Lo único reconocible de aquel Madrid era el atasco perpetuo, aunque nunca antes lo hubiéramos vivido así. Un Madrid atestado de gente ―como siempre pero como nunca―, un encierro en la calle, con unas fronteras infranqueables impuestas por nuestra propia vulnerabilidad. De nuevo, lo vulnerable. La vulnerabilidad como condición de la vida humana en todas sus magnitudes. Ser humano es ser vulnerable, qué gran verdad es esa. 

Vagando por aquel Madrid desconocido, la constante eran aquellos que no habían experimentado cambio alguno, los únicos con los que no iba eso del apagón: las personas que viven en la calle. Los miraba y sentía como si fuesen el único elemento urbano que aún funcionaba. El resto se tambaleaba bajo nuestros zapatos no aptos para tres horas de caminata. Y nos dedicamos a vagar sin rumbo, cargados con nuestros chismes inservibles y nuestra mirada perdida. 
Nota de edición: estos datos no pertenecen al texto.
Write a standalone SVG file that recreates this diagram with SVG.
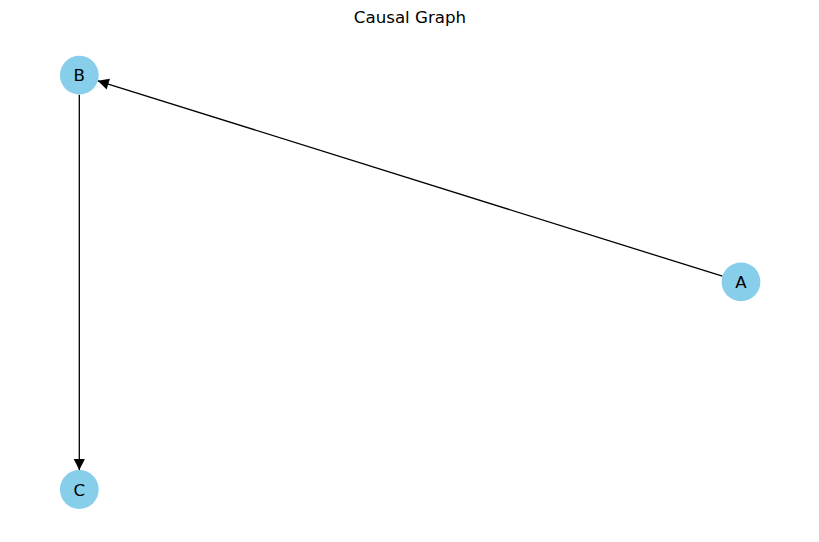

La noche llegaba y sin radio a pilas no sabíamos nada. Nuestras tarjetas de plástico no nos protegían. Nuestros cacharros 5G eran chatarra fundida. La noche fue larga y extraña. La más extraña hasta la fecha. A «los de ayer» ―como Renfe nos llamó― nos costó un día más de lo previsto volver a casa. Costó horas y horas, colas y ojeras. Aun así, el apagón también nos regaló sonrisas cómplices de desconocidos, generosidad humana en la mejor de sus formas, civismo y urbanidad. Y, sobre todo, la mayor lección de lo que somos: irrisoriamente débiles.  
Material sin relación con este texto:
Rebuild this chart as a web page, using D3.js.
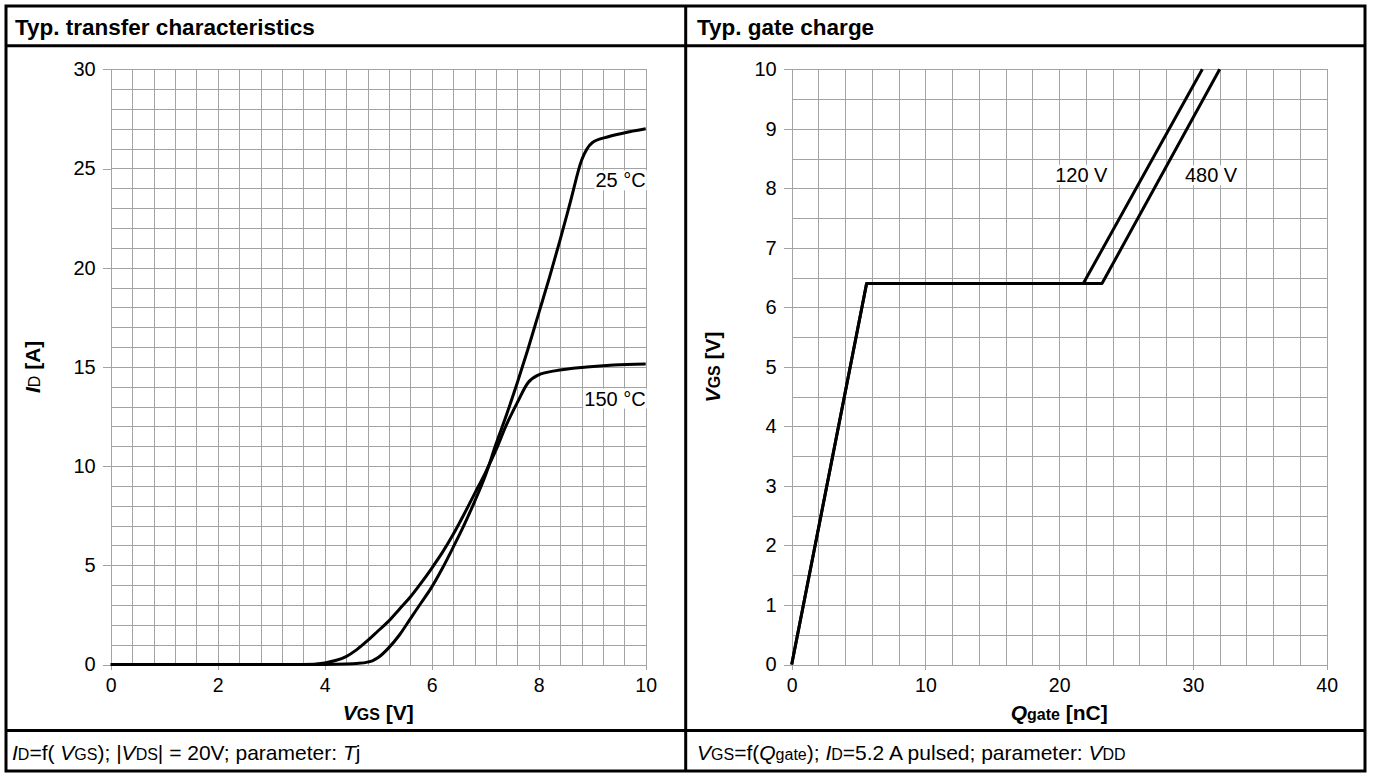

Nuestro ser y estar en el mundo a través de los filósofos de la vulnerabilidad es bastante revelador. Nuestro estar cuando desaparecemos, cuando nos perdemos en la capital del desconcierto. Y vagamos para no desfallecer, y logramos al fin coger un tren. Pese a lo vivido, amaneció y el sol volvió a hacer brillar la hierba a través del cristal de un vagón. Cuando «los de ayer» volvimos a casa, cansados y noqueados, abrazamos la vulnerabilidad con las ampollas de nuestros pies. Y, para sanar, volvimos a releer ensayos de filosofía.